A few weeks ago, the Association for Library Services to Children announced this year’s Pura Belpré Awards, naming Carlos Hernandez, the author of Sal and Gabi Break the Universe, as the recipient of the 2020 Author Award. Illustrator Rafael Lopez received the 2020 Illustrator Award for his vibrant work on Margarita Engle’s book Dancing Hands: How Teresa Carreño Played the Piano for President Lincoln. The Pura Belpré Award is given each year to Latinx creators who best evoke and honor Latinidad through their work as authors and illustrators of children’s books.
Lopez is a third-time recipient of the Pura Belpré Award; his first, awarded to him in 2010 for his illustrations in Book Fiesta!, was what he described as a “defining moment” in his life.
But even before the late Pura Belpré became the figurehead of this prestigious award, she had long been the spark that defined moments in the lives of countless children in New York City, particularly Latino children who, through her bilingual storytelling and activism, first discovered a haven in the New York Public Libraries.
Belpré was born sometime around the turn of the 20th century (her actual birthdate is up for debate) in Cidra, Puerto Rico. There, she went through schooling, eventually studying to be a teacher at the University of Puerto Rico was founded in Río Piedras. Before she could finish her studies, though, happy circumstances brought her to New York City where she inevitably set root. One thing led to another, and she landed a job with the New York Public Library during their push to diversify their staff. This was, perhaps, a defining moment for her as she become the NYPL’s first Latina staff member — an Afro-Latina — and its first Puerto Rican hire, working as a Hispanic Assistant at the library on 135th Street in Harlem.
While her relocation to New York City diverted her from her plans to become a teacher, her newfound role at the NYPL inspired her to pursue an education in library sciences within the institution. Meanwhile, Belpré found herself drawn to working with children within the library and discovered that she was a charismatic storyteller, a trait that was encouraged by her studies; according to her biography, she took a course called “The Art of Storytelling,” which led her to write Pérez and Martina, a folk tale about a cockroach and mouse who fall in love, inspired by a story that she herself had heard as a child in Puerto Rico. Pérez and Martina: A Portorican Folk Tale was published as a bona fide book in 1932.

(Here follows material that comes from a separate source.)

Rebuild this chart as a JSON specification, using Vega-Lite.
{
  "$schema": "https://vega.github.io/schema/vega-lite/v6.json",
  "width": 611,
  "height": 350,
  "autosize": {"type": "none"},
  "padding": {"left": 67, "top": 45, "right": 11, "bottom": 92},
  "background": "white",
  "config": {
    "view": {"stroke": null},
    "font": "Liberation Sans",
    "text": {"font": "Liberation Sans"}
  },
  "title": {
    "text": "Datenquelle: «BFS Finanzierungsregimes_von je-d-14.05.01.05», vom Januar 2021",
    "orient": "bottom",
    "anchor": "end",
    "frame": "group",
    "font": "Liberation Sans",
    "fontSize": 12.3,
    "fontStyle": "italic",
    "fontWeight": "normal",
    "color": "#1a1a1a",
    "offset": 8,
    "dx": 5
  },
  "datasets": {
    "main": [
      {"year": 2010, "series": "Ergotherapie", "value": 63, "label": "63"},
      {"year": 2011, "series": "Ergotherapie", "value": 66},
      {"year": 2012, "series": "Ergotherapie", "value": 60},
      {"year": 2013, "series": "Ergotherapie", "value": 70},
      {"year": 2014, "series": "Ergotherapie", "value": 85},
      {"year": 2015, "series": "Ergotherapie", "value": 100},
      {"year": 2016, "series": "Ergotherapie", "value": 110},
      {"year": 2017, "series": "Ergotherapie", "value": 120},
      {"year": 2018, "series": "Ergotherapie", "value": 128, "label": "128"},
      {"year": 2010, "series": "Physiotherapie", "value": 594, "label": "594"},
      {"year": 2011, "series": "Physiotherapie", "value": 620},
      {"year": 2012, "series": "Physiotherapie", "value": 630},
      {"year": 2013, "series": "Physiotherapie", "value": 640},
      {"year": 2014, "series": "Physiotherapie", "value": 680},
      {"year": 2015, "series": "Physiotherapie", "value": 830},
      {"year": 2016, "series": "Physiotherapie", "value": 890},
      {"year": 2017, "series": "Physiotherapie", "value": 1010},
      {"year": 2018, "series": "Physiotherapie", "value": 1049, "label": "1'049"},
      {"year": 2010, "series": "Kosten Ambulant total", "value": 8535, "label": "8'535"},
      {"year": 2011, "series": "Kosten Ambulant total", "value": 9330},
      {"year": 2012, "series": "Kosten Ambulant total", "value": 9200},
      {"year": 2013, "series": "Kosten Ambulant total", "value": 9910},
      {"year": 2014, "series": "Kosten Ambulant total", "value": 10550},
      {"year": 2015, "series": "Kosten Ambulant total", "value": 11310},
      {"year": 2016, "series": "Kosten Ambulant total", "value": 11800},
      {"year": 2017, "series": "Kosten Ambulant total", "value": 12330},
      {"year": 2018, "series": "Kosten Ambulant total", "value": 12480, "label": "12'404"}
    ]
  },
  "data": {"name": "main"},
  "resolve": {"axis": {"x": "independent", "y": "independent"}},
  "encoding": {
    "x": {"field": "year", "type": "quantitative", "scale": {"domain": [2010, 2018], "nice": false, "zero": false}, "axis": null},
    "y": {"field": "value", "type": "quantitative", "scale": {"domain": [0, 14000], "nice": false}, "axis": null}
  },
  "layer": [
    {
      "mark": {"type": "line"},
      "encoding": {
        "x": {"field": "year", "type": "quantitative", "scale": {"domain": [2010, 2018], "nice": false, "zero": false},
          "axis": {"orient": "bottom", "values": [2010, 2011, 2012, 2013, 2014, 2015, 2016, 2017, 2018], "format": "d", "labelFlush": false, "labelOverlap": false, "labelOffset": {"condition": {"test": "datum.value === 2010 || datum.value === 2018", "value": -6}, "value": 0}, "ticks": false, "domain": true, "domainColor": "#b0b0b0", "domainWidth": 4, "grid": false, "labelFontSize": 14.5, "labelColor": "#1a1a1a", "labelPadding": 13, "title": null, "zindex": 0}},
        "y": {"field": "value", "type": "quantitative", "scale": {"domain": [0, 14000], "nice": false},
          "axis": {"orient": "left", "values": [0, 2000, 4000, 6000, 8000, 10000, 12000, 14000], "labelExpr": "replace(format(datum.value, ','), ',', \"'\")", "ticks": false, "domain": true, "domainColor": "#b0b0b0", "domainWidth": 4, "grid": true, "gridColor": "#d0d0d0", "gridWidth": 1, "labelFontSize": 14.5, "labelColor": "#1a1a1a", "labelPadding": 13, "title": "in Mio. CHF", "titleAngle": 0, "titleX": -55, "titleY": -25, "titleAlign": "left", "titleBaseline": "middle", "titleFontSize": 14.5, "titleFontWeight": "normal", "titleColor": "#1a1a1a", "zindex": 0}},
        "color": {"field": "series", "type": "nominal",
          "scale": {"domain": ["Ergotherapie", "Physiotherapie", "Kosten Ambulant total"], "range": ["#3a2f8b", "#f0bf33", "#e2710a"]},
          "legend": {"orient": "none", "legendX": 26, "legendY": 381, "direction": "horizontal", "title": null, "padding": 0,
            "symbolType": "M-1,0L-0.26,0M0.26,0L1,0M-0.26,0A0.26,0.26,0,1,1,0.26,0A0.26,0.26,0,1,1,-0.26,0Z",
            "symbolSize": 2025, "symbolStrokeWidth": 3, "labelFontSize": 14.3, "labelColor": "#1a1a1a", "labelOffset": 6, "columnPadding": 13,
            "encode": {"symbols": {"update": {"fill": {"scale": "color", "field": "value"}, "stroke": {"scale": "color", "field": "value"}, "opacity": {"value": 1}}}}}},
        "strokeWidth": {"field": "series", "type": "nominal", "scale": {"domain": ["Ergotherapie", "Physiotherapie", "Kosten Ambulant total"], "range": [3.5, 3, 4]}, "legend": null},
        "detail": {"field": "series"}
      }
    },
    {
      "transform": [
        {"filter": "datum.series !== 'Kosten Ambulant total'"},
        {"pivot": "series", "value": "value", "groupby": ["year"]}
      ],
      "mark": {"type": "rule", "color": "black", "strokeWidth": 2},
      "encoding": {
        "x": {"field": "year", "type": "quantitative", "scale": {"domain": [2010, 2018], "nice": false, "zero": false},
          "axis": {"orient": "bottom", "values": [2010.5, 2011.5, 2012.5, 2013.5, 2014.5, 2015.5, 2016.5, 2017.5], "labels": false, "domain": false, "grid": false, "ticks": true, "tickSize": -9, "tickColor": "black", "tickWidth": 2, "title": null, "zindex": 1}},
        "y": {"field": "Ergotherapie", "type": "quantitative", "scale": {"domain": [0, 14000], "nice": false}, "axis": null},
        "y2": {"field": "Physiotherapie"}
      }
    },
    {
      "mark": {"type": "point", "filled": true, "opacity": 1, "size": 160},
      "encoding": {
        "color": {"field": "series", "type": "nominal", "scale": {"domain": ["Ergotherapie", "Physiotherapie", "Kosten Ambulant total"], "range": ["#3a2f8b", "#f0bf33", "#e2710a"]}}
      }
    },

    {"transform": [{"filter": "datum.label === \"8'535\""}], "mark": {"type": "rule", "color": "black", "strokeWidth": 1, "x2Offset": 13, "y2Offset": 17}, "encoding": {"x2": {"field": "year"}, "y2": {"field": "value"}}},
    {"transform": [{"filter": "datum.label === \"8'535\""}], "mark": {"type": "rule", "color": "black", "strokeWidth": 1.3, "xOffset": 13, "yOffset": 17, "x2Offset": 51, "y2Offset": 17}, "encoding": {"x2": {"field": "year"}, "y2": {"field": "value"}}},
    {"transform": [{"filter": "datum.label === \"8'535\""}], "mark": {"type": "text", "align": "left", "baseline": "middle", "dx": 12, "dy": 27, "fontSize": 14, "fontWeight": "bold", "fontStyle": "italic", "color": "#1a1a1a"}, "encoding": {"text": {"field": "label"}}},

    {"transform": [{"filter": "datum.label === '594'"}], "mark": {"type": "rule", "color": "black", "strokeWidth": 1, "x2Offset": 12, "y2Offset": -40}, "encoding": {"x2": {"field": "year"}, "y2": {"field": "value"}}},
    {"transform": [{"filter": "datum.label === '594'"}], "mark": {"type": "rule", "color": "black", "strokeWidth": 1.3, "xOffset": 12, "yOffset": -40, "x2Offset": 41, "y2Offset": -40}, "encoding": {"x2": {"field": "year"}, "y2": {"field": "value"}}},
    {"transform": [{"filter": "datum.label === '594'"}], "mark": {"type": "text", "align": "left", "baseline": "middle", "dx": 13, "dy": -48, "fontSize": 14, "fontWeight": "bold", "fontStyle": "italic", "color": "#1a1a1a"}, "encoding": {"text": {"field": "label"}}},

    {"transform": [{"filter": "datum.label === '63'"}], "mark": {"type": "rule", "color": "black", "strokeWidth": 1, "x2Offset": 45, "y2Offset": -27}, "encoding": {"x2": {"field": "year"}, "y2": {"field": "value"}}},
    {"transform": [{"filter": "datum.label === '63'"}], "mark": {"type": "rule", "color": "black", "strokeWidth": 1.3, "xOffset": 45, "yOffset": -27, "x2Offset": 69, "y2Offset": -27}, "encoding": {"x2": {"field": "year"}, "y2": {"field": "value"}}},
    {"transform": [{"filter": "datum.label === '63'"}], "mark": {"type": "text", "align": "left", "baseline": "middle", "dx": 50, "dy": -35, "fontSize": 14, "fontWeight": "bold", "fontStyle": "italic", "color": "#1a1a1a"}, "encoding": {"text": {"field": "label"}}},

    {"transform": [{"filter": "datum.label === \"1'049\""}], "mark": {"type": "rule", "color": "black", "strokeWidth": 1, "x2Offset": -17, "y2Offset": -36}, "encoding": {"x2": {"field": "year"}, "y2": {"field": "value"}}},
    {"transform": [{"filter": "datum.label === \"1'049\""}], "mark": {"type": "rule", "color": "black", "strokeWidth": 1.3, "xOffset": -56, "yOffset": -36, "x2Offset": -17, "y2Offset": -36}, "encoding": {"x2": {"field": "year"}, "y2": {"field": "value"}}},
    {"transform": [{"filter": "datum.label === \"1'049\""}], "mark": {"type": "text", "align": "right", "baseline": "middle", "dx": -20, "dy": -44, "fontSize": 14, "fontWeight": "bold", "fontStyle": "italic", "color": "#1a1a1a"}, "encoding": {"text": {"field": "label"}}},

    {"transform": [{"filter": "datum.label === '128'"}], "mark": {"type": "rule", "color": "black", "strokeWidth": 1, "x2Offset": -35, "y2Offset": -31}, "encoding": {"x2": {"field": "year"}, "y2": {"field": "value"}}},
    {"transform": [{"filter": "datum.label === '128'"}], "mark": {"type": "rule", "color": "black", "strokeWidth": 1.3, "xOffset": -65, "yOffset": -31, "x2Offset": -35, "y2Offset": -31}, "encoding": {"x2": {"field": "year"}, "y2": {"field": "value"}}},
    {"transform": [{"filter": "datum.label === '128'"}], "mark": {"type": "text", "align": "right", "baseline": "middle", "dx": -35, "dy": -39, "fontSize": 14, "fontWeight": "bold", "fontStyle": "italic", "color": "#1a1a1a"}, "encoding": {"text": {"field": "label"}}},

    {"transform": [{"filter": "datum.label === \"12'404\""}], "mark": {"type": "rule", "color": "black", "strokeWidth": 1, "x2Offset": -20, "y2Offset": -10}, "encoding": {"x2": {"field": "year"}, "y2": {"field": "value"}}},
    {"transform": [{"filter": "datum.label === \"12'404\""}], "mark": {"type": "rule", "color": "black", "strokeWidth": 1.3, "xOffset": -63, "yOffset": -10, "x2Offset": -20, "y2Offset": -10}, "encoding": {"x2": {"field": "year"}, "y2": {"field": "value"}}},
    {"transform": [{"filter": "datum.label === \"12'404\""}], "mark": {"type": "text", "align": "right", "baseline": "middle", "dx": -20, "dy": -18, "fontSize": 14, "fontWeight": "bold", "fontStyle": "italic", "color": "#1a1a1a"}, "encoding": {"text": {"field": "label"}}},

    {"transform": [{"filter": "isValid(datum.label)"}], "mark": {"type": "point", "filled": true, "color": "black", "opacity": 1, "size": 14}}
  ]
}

Her own accomplishments as an author followed her throughout her life, especially as an storyteller who sought to preserve the folklore of her home island. Equally as notable is her work as an advocate for the Spanish-speaking community in New York City. As a librarian, she held bilingual storytelling hours for children across the city, stocked the shelves with books in both English and Spanish, and was active in her outreach efforts within the Latino community, all of which helped cultivate a public space that was for all New Yorkers, not just English speakers. She would continue her work, one way or another, throughout her long life.
Belen Garcia recalled for NPR her memories as a child in New York City, thrilled by the prospect that her local library would be hosting a bilingual story hour. “Oh my gosh, tell your girlfriends at school — there’s going to be a Spanish lady telling a story,” said Garcia, who is Puerto Rican. This experience, taken on a journey through the storytelling of Belpré, was part of the reason Garcia herself worked for the NYPL for nearly five decades. Another librarian, Vianela Rivas, also shared with NPR that Belpré was the reason she entered the NYPL system as a librarian in Washington Heights. “As I was reading about her [from the Dominican Republic], I thought to myself: Oh, I can do that. I can read books to children in Spanish. I can tell parents about the resources the library has for them.” These stories are truly a testament to the way that we need to see people who look like us, playing important roles within our communities, in order to believe — or simply know — that those opportunities exist for us too.
Belpré died on July 1, 1982, but her legacy has a been a defining one for individuals who were lucky enough to sit in her audience, for a Latino community that didn’t believe the library was for them, and for a new generation of storytellers who are now blessed with an award in her name.